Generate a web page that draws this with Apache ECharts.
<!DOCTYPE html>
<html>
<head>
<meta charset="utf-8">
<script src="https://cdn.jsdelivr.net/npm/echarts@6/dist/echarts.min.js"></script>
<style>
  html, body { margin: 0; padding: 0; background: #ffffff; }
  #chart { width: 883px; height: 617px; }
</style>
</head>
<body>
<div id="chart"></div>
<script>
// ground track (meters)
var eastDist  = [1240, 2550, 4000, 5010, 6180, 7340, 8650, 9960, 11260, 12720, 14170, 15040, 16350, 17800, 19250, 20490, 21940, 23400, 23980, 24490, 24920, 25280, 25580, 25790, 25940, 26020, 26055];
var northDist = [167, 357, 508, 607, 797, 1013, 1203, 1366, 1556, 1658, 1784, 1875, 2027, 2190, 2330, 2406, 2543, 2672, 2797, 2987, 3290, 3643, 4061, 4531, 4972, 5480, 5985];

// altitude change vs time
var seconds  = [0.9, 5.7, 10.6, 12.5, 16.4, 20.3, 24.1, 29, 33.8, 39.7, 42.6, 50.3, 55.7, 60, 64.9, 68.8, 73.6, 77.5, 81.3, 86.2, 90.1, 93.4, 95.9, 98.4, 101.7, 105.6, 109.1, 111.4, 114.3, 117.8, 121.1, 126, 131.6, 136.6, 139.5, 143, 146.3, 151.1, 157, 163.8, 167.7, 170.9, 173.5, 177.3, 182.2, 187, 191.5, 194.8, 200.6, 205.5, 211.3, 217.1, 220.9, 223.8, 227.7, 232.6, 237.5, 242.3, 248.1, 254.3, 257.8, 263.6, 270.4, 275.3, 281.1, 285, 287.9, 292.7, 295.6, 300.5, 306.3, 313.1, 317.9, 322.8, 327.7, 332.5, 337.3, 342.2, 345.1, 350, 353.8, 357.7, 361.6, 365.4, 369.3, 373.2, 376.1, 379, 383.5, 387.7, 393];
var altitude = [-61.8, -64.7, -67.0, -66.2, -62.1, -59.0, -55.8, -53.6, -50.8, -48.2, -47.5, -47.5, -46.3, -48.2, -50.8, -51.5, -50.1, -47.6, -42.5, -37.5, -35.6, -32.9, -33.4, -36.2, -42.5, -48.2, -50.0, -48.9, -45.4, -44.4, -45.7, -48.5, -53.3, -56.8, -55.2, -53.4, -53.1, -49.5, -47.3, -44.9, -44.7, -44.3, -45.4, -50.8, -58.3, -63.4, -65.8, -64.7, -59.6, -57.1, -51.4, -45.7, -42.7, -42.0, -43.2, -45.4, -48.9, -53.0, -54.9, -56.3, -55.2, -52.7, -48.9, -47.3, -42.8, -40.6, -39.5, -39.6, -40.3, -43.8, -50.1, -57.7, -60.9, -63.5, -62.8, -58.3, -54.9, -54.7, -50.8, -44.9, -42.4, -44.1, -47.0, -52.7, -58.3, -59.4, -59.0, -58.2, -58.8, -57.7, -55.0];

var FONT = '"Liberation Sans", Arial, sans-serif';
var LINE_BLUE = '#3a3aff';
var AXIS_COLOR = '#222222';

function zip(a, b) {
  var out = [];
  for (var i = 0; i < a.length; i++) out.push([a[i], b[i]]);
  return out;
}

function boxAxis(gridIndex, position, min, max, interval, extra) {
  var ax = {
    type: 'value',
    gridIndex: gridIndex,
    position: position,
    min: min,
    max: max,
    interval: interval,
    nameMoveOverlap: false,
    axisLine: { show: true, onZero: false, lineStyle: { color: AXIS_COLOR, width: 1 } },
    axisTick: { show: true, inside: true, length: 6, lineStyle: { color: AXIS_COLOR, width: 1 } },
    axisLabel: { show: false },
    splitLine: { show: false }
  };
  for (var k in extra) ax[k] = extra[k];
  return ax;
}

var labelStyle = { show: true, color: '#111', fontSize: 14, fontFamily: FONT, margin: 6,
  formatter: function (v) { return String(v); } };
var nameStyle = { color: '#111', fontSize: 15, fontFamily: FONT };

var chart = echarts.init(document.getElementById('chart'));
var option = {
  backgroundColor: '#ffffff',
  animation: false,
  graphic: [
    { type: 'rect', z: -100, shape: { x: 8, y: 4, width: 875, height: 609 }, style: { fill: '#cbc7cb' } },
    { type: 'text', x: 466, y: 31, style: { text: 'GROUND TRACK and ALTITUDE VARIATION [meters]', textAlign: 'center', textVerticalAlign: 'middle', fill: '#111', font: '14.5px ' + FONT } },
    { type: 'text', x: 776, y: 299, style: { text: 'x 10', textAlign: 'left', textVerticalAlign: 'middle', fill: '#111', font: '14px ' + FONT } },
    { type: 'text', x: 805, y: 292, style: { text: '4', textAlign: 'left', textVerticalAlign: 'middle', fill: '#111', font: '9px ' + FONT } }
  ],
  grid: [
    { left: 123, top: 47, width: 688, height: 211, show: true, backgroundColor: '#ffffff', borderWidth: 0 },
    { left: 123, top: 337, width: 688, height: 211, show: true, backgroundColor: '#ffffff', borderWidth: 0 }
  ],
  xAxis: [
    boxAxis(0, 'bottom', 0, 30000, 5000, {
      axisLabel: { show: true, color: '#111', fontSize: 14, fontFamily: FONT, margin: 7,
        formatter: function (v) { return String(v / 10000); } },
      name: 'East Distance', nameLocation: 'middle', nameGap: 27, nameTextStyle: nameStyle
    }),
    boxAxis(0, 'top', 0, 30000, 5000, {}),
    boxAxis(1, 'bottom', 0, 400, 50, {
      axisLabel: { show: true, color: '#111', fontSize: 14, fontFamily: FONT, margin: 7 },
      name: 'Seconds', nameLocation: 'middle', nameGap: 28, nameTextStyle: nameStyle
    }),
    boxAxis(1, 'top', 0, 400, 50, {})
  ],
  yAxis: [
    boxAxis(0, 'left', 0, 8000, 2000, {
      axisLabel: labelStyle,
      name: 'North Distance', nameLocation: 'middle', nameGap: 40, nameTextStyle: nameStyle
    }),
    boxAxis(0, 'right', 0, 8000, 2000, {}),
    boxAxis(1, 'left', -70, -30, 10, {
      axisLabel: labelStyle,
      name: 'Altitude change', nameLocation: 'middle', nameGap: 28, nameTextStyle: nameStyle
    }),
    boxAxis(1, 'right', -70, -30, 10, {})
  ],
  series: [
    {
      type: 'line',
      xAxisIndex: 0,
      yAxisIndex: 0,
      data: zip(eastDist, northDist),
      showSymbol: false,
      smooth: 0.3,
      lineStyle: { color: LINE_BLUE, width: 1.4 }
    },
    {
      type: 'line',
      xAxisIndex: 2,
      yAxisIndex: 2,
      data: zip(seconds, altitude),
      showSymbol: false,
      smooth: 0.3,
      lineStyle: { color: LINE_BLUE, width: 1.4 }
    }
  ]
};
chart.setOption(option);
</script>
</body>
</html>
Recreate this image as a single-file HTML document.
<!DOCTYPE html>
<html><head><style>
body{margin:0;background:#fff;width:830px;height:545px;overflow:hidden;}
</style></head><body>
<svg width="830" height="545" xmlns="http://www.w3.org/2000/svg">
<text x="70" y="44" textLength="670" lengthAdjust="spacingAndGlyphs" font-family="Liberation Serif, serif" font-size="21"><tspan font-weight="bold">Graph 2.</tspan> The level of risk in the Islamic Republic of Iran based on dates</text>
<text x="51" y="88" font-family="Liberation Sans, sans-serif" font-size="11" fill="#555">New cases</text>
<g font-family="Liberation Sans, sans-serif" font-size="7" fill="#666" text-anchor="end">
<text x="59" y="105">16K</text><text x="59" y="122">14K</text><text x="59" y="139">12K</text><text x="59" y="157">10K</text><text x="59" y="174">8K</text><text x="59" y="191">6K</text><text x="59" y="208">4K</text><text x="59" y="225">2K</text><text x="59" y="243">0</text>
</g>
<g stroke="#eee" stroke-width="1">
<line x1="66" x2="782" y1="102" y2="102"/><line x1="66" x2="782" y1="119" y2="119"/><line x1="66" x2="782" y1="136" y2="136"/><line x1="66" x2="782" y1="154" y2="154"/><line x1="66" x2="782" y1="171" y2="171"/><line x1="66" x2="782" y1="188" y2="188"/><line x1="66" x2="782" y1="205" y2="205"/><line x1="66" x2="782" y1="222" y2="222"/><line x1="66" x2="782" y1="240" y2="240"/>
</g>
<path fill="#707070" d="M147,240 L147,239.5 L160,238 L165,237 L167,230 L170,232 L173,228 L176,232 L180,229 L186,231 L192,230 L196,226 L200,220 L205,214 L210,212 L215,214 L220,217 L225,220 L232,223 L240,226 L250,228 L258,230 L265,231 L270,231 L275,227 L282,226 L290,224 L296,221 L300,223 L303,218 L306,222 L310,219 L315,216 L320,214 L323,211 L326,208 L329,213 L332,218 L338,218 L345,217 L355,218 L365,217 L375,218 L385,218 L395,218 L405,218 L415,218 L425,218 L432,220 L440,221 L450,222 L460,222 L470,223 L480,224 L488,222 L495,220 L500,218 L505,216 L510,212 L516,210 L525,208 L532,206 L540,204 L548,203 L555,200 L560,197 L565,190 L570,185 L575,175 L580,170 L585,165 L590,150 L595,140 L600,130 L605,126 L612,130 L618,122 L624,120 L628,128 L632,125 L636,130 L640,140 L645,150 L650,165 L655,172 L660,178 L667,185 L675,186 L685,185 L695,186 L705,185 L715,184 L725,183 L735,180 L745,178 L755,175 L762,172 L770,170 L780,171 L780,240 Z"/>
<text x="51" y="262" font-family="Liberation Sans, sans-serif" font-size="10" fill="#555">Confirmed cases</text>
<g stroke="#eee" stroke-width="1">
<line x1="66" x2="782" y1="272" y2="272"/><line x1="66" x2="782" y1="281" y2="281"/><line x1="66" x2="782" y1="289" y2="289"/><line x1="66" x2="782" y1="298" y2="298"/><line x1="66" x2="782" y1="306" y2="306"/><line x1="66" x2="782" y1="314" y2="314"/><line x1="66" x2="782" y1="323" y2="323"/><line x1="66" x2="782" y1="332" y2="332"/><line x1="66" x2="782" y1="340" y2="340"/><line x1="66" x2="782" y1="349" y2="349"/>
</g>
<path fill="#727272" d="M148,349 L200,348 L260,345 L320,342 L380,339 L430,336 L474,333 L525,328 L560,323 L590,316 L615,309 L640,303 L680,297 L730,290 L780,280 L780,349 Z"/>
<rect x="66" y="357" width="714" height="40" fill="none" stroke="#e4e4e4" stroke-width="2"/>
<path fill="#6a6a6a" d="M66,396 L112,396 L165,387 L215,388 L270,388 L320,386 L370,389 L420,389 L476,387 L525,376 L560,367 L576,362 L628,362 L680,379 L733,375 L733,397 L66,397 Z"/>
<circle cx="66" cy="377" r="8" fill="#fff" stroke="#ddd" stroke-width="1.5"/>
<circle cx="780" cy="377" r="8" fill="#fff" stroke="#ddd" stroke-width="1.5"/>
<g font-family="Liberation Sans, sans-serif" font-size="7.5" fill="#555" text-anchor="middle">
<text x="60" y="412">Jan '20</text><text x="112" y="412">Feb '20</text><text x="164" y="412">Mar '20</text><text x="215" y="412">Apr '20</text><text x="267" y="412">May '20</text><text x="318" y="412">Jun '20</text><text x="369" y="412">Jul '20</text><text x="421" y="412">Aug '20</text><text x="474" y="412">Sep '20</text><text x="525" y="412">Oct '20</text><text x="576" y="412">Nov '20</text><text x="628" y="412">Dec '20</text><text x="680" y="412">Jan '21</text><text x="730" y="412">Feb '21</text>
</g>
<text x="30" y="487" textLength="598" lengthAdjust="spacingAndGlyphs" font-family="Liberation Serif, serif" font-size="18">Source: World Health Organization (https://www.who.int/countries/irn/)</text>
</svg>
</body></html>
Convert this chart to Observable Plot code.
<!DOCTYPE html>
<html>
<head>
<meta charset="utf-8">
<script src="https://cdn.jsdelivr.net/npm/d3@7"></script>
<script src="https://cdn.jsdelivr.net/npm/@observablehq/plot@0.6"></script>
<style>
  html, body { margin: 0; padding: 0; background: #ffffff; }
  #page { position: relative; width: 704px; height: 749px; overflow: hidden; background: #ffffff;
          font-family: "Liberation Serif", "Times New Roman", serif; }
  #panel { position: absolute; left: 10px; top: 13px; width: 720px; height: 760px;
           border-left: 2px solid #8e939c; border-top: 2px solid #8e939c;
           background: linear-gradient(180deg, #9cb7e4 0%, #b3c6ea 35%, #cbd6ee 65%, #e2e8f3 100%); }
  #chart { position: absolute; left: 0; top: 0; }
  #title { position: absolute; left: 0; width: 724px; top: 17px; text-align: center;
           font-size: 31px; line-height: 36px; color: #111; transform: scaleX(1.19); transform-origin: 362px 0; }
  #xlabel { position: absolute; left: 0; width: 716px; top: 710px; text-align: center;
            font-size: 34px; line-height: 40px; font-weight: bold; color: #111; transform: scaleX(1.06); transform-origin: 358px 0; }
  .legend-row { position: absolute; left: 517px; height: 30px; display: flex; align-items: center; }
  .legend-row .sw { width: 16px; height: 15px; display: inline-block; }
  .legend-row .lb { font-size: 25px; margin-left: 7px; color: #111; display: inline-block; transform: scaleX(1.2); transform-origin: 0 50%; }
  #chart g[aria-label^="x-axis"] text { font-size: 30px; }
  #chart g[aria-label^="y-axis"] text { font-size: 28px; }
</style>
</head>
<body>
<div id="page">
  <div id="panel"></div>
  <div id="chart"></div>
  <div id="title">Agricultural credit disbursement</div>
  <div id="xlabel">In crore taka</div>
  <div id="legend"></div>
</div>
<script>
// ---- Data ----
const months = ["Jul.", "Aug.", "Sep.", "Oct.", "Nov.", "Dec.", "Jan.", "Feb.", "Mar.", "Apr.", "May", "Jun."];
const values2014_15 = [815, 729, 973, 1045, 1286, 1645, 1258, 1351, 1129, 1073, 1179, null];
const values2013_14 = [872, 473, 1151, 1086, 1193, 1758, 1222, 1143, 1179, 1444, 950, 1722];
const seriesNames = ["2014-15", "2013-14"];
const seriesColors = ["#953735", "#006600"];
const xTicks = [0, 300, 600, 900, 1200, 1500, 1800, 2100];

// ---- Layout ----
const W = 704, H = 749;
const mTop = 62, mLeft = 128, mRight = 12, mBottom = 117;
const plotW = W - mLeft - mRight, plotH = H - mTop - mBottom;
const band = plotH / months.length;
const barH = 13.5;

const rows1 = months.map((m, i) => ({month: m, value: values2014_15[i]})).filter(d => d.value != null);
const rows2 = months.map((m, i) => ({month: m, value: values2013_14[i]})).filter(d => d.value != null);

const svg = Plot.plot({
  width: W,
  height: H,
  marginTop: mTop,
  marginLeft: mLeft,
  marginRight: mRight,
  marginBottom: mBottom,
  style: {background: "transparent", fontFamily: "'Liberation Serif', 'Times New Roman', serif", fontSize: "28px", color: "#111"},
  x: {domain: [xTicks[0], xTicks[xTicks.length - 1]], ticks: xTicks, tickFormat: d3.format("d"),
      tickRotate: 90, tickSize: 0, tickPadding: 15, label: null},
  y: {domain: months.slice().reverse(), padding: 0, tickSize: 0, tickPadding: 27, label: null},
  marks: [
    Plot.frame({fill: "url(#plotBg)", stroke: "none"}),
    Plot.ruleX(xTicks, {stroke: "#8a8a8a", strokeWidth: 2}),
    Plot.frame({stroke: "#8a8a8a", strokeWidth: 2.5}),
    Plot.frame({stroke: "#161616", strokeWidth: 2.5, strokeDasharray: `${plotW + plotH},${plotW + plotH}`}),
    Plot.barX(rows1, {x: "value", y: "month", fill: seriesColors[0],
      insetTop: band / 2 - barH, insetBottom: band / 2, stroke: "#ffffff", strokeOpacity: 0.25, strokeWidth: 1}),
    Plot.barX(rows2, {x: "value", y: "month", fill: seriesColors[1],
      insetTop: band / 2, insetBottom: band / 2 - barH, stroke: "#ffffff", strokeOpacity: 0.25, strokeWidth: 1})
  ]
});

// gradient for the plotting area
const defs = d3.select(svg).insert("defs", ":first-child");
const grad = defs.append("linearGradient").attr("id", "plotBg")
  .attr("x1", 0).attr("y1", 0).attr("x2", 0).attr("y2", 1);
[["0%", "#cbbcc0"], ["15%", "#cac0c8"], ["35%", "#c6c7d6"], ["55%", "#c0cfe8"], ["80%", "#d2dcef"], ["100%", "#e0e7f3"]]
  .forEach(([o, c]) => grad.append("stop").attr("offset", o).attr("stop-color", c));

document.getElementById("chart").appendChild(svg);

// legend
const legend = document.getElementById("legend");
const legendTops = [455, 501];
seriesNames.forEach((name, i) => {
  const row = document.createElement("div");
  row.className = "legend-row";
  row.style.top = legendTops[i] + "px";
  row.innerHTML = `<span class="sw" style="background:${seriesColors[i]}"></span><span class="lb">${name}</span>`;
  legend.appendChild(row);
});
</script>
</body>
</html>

***

Give the count of lines in the listing above that include "document", with no other words.

* CORRECT RESULT *
5